Some insurance analysts are also cautioning car owners against availing of the program so easily. They contend that purchasing newer vehicles can reduce the amount of savings from the ‘clunkers’ program drastically.
While commendable, the program is basically useless to car owners expecting to save money by trading in their old vehicles, some analysts explain. By buying newer and more economical cars, drivers have to pay substantial insurance. They explain that the savings from the ‘clunkers’ program will only go into purchasing auto insurance.
Industry sources say that it would be best for car owners to compare insurance quotes and estimate projected insurance costs with a new car. According to statistics, only 22 percent of Americans shop around for car insurance. Experts say that this can be a costly mistake especially with auto insurance dropping to an average of $1,879 last month.

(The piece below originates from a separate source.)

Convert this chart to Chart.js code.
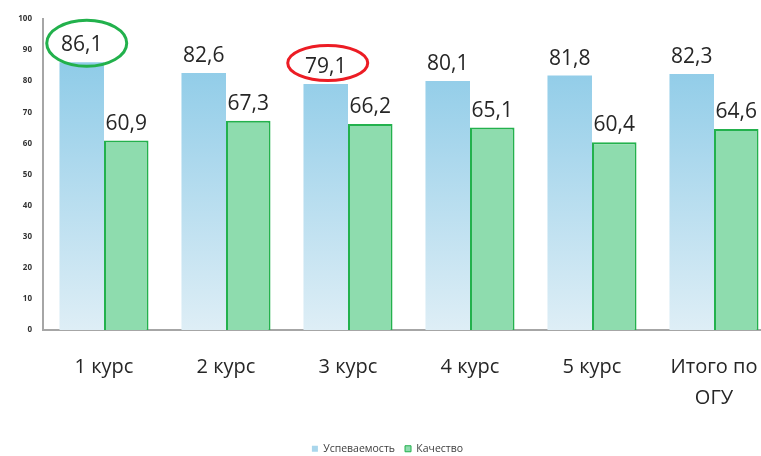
<!DOCTYPE html>
<html>
<head>
<meta charset="utf-8">
<script src="https://cdn.jsdelivr.net/npm/chart.js@4.4.1/dist/chart.umd.min.js"></script>
<style>
html,body{margin:0;padding:0;background:#fff;overflow:hidden;}
#wrap{width:790px;height:456px;position:relative;}
</style>
</head>
<body>
<div id="wrap"><canvas id="c"></canvas></div>
<script>
const categories = ['1 курс', '2 курс', '3 курс', '4 курс', '5 курс', ['Итого по', 'ОГУ']];
const seriesNames = ['Успеваемость', 'Качество'];
const uspevaemost = [86.1, 82.6, 79.1, 80.1, 81.8, 82.3];
const kachestvo = [60.9, 67.3, 66.2, 65.1, 60.4, 64.6];
const yTicks = [0, 10, 20, 30, 40, 50, 60, 70, 80, 90, 100];
// highlighted labels: [datasetIndex, categoryIndex, colour]
const highlights = [[0, 0, '#22b14c'], [0, 2, '#ec1c24']];

const fmt = v => v.toFixed(1).replace('.', ',');

function blueGradient(ctx) {
  const chart = ctx.chart;
  const area = chart.chartArea;
  if (!area) return '#a9d6ec';
  const y = chart.scales.y;
  const g = chart.ctx.createLinearGradient(0, y.getPixelForValue(0), 0, y.getPixelForValue(85));
  g.addColorStop(0, '#deeef6');
  g.addColorStop(1, '#90cce8');
  return g;
}

const labelPlugin = {
  id: 'valLabels',
  afterDatasetsDraw(chart) {
    const ctx = chart.ctx;
    ctx.save();
    ctx.font = '21px "Open Sans"';
    ctx.fillStyle = '#262626';
    ctx.textAlign = 'center';
    ctx.textBaseline = 'alphabetic';
    chart.data.datasets.forEach((ds, di) => {
      const meta = chart.getDatasetMeta(di);
      meta.data.forEach((bar, i) => {
        ctx.fillText(fmt(ds.data[i]), bar.x, bar.y - 11);
      });
    });
    highlights.forEach(([di, i, col]) => {
      const bar = chart.getDatasetMeta(di).data[i];
      const big = i === 0;
      ctx.beginPath();
      ctx.lineWidth = 3;
      ctx.strokeStyle = col;
      const cx = bar.x + (big ? 5 : 2);
      const cy = bar.y - (big ? 19 : 21);
      ctx.ellipse(cx, cy, 40, big ? 23 : 17.5, 0, 0, Math.PI * 2);
      ctx.stroke();
    });
    ctx.restore();
  }
};

new Chart(document.getElementById('c'), {
  type: 'bar',
  data: {
    labels: categories,
    datasets: [
      {
        label: seriesNames[0],
        data: uspevaemost,
        backgroundColor: blueGradient,
        borderWidth: 0,
        categoryPercentage: 0.73,
        barPercentage: 1.0
      },
      {
        label: seriesNames[1],
        data: kachestvo,
        backgroundColor: '#8edcae',
        borderColor: '#23b14d',
        borderWidth: 2,
        categoryPercentage: 0.73,
        barPercentage: 1.0
      }
    ]
  },
  options: {
    responsive: true,
    maintainAspectRatio: false,
    animation: false,
    layout: { padding: { top: 19, left: 0, right: 15, bottom: -8 } },
    plugins: {
      tooltip: { enabled: false },
      legend: {
        position: 'bottom',
        labels: {
          boxWidth: 6,
          boxHeight: 6,
          padding: 10,
          color: '#404040',
          font: { size: 10.5, family: 'Open Sans' },
          generateLabels(chart) {
            return [
              { text: seriesNames[0], fillStyle: '#a9d6ec', strokeStyle: '#a9d6ec', lineWidth: 0, datasetIndex: 0, fontColor: '#404040' },
              { text: seriesNames[1], fillStyle: '#8edcae', strokeStyle: '#23b14d', lineWidth: 1, datasetIndex: 1, fontColor: '#404040' }
            ];
          }
        }
      }
    },
    scales: {
      x: {
        grid: { display: false, drawTicks: false },
        border: { display: true, color: '#a6a6a6', width: 2 },
        ticks: {
          color: '#262626',
          padding: 22,
          maxRotation: 0,
          autoSkip: false,
          font: { size: 20, family: 'Open Sans', lineHeight: 1.55 }
        },
        afterFit(s) { s.height = 103.5; }
      },
      y: {
        min: 0,
        max: 100,
        afterBuildTicks(s) { s.ticks = yTicks.map(v => ({ value: v })); },
        grid: { display: false, drawTicks: false },
        border: { display: true, color: '#a6a6a6', width: 2 },
        ticks: {
          color: '#333',
          padding: 11,
          font: { size: 8, family: 'Open Sans', weight: 'bold' }
        },
        afterFit(s) { s.width = 43; }
      }
    }
  },
  plugins: [labelPlugin]
});
</script>
</body>
</html>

Insurance specialists also provided an example to prove their point. A 15 mpg 1999 Ford Explorer with four-wheel drive system costs $1,390 on average to insure. Trading it for a tax rebate can give a car owner enough money to purchase a 2009 Honda Civic EX with 29 mpg. The new vehicle costs $2,215 to insure each year. In five years, drivers can expect to pay $3,500 for the new vehicle’s insurance with $825 a year as incremental cost of insurance.
Some of the top choices for replacement vehicles also show very minimal, if ever, savings. All of the vehicles selected for the analysis comply with the 20 mpg or higher requirement of the CARS program. Annual insurance expenses ranged from $1,770 for cheaper cars to as much as $2,850 for more expensive vehicles. The coverage increases for each year also range from $380 to as much as $1,460 for top-end cars.